Title:Monotone Rank and Separations in Computational Complexity

Abstract:In the paper, we introduce the concept of monotone rank, and using it as a powerful tool, we obtain several important and strong separation results in computational complexity.
We show a super-exponential separation between monotone and non-monotone computation in the non-commutative model, and thus give the answer to a longstanding open problem posed by Nisan \cite{Nis1991} in algebraic complexity. More specifically, we exhibit a homogeneous algebraic function $f$ of degree $d$ ($d$ even) on $n$ variables with the monotone algebraic branching program (ABP) complexity $\Omega(n^{d/2})$ and the non-monotone ABP complexity $O(d^2)$.

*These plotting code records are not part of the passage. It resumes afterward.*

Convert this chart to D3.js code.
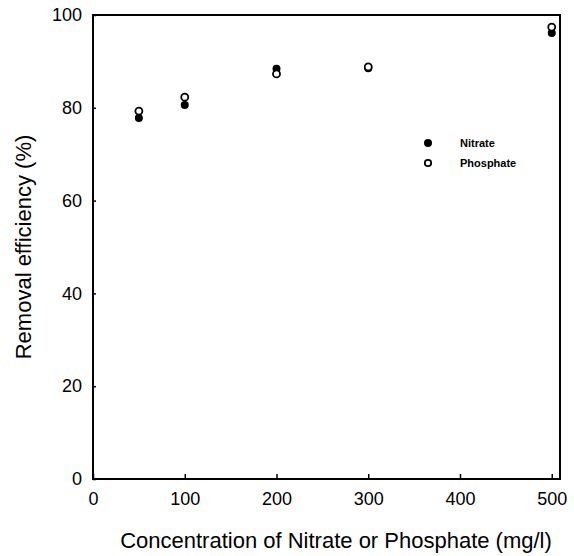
<!DOCTYPE html>
<html>
<head>
<meta charset="utf-8">
<script src="https://cdn.jsdelivr.net/npm/d3@7"></script>
<style>
  body { margin: 0; background: #fff; }
  text { font-family: "Liberation Sans", Arial, sans-serif; fill: #000; }
</style>
</head>
<body>
<div id="chart"></div>
<script>
// data
const concentrations = [50, 100, 200, 300, 500];
const nitrate = [77.8, 80.6, 88.4, 88.5, 96.1];
const phosphate = [79.3, 82.3, 87.3, 88.8, 97.4];
const xTicks = [0, 100, 200, 300, 400, 500];
const yTicks = [0, 20, 40, 60, 80, 100];

const W = 574, H = 556;
const margin = { top: 15, right: 14, bottom: 77, left: 93 };

const svg = d3.select("#chart").append("svg")
    .attr("width", W)
    .attr("height", H);

const x = d3.scaleLinear()
    .domain([0, 509])
    .range([margin.left, W - margin.right]);

const y = d3.scaleLinear()
    .domain([0, 100])
    .range([H - margin.bottom, margin.top]);

// frame
svg.append("rect")
    .attr("x", x(0))
    .attr("y", y(100))
    .attr("width", x(509) - x(0))
    .attr("height", y(0) - y(100))
    .attr("fill", "none")
    .attr("stroke", "#000")
    .attr("stroke-width", 2);

// axes with inward ticks
const xAxis = svg.append("g")
    .attr("transform", `translate(0,${y(0)})`)
    .call(d3.axisBottom(x).tickValues(xTicks).tickSize(-5).tickPadding(13).tickFormat(d3.format("d")));
xAxis.select(".domain").remove();
xAxis.selectAll("line").attr("stroke-width", 1.5);
xAxis.selectAll("text").style("font-size", "18px").attr("font-family", null);

const yAxis = svg.append("g")
    .attr("transform", `translate(${x(0)},0)`)
    .call(d3.axisLeft(y).tickValues(yTicks).tickSize(-3).tickPadding(11));
yAxis.select(".domain").remove();
yAxis.selectAll("line").attr("stroke-width", 1.5);
yAxis.selectAll("text").style("font-size", "18px").attr("font-family", null);

// points
const r = 4;
svg.append("g").selectAll("circle")
    .data(concentrations)
    .join("circle")
    .attr("cx", d => x(d))
    .attr("cy", (d, i) => y(nitrate[i]))
    .attr("r", r)
    .attr("fill", "#000");

svg.append("g").selectAll("circle")
    .data(concentrations)
    .join("circle")
    .attr("cx", d => x(d))
    .attr("cy", (d, i) => y(phosphate[i]))
    .attr("r", r - 0.5)
    .attr("fill", "#fff")
    .attr("stroke", "#000")
    .attr("stroke-width", 1.8);

// legend
const legend = svg.append("g").attr("transform", "translate(428,143)");
legend.append("circle").attr("r", 4).attr("fill", "#000");
legend.append("circle").attr("cy", 20).attr("r", 3.2)
    .attr("fill", "#fff").attr("stroke", "#000").attr("stroke-width", 1.8);
legend.append("text").attr("x", 32).attr("y", 4)
    .style("font-size", "11px").style("font-weight", "bold").text("Nitrate");
legend.append("text").attr("x", 32).attr("y", 24)
    .style("font-size", "11px").style("font-weight", "bold").text("Phosphate");

// axis titles
svg.append("text")
    .attr("x", 336)
    .attr("y", 548)
    .attr("text-anchor", "middle")
    .style("font-size", "22px")
    .text("Concentration of Nitrate or Phosphate (mg/l)");

svg.append("text")
    .attr("transform", `translate(31,${y(50)}) rotate(-90)`)
    .attr("text-anchor", "middle")
    .style("font-size", "22px")
    .text("Removal efficiency (%)");
</script>
</body>
</html>
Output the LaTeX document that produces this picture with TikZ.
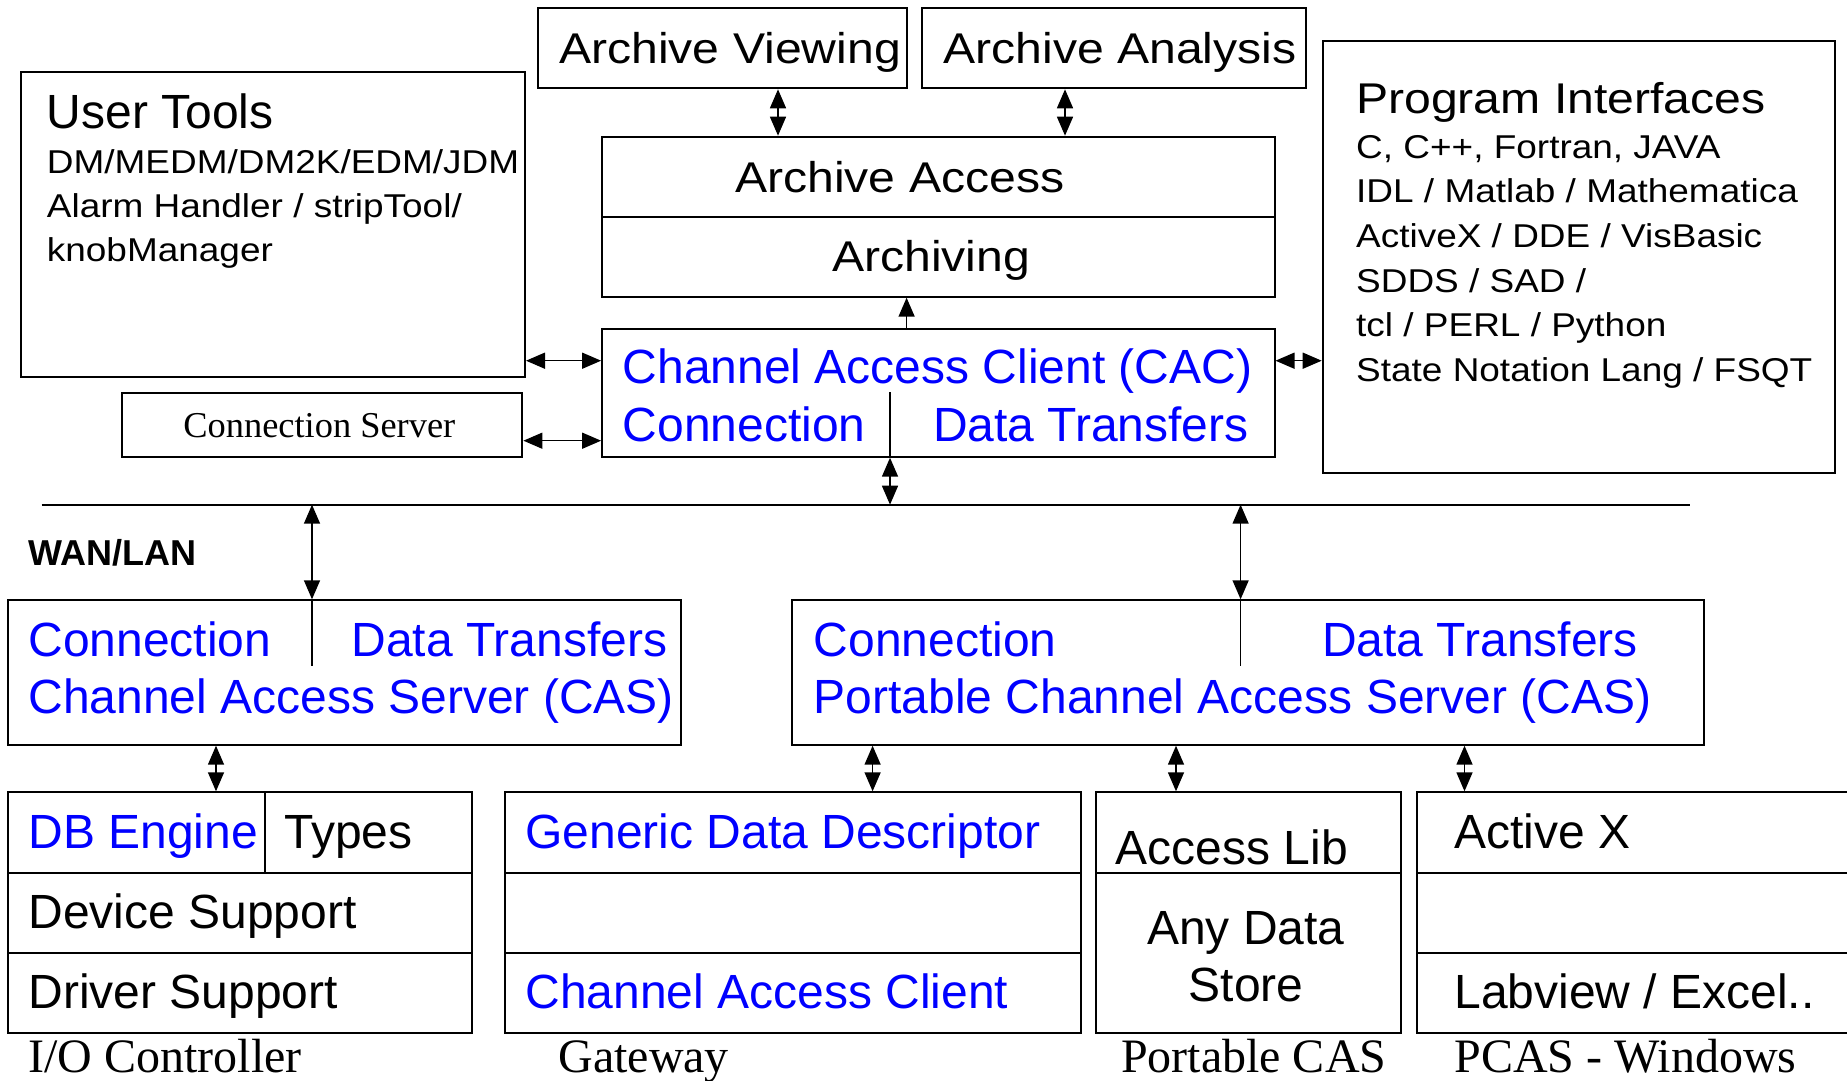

We propose a relaxed version of the famous Bell's theorem\cite{Bel1964}\cite{CHSH1969}. Bell's theorem basically states that local hidden variable theory cannot predict the correlations produced by quantum mechanics, and therefore is an impossibility result. Bell's theorem heavily relies on the diversity of the measurements. We prove that even if we fix the measurement, infinite amount of local hidden variables will still be needed, though now the prediction of "quantum mechanics" becomes physically feasible. Quantitatively, at least $n$ bits of local hidden variables are needed to simulate the correlations of size $2n$ generated from a 2-qubit Bell state. The bound is asymptotically tight.
We generalize the log-rank conjecture \cite{LS1988} in communication complexity to the multiparty case, and prove that for super-polynomial parties, there is a super-polynomial separation between the deterministic communication complexity and the logarithm of the rank of the communication tensor. This means that the log-rank conjecture does not hold in "high" dimensions.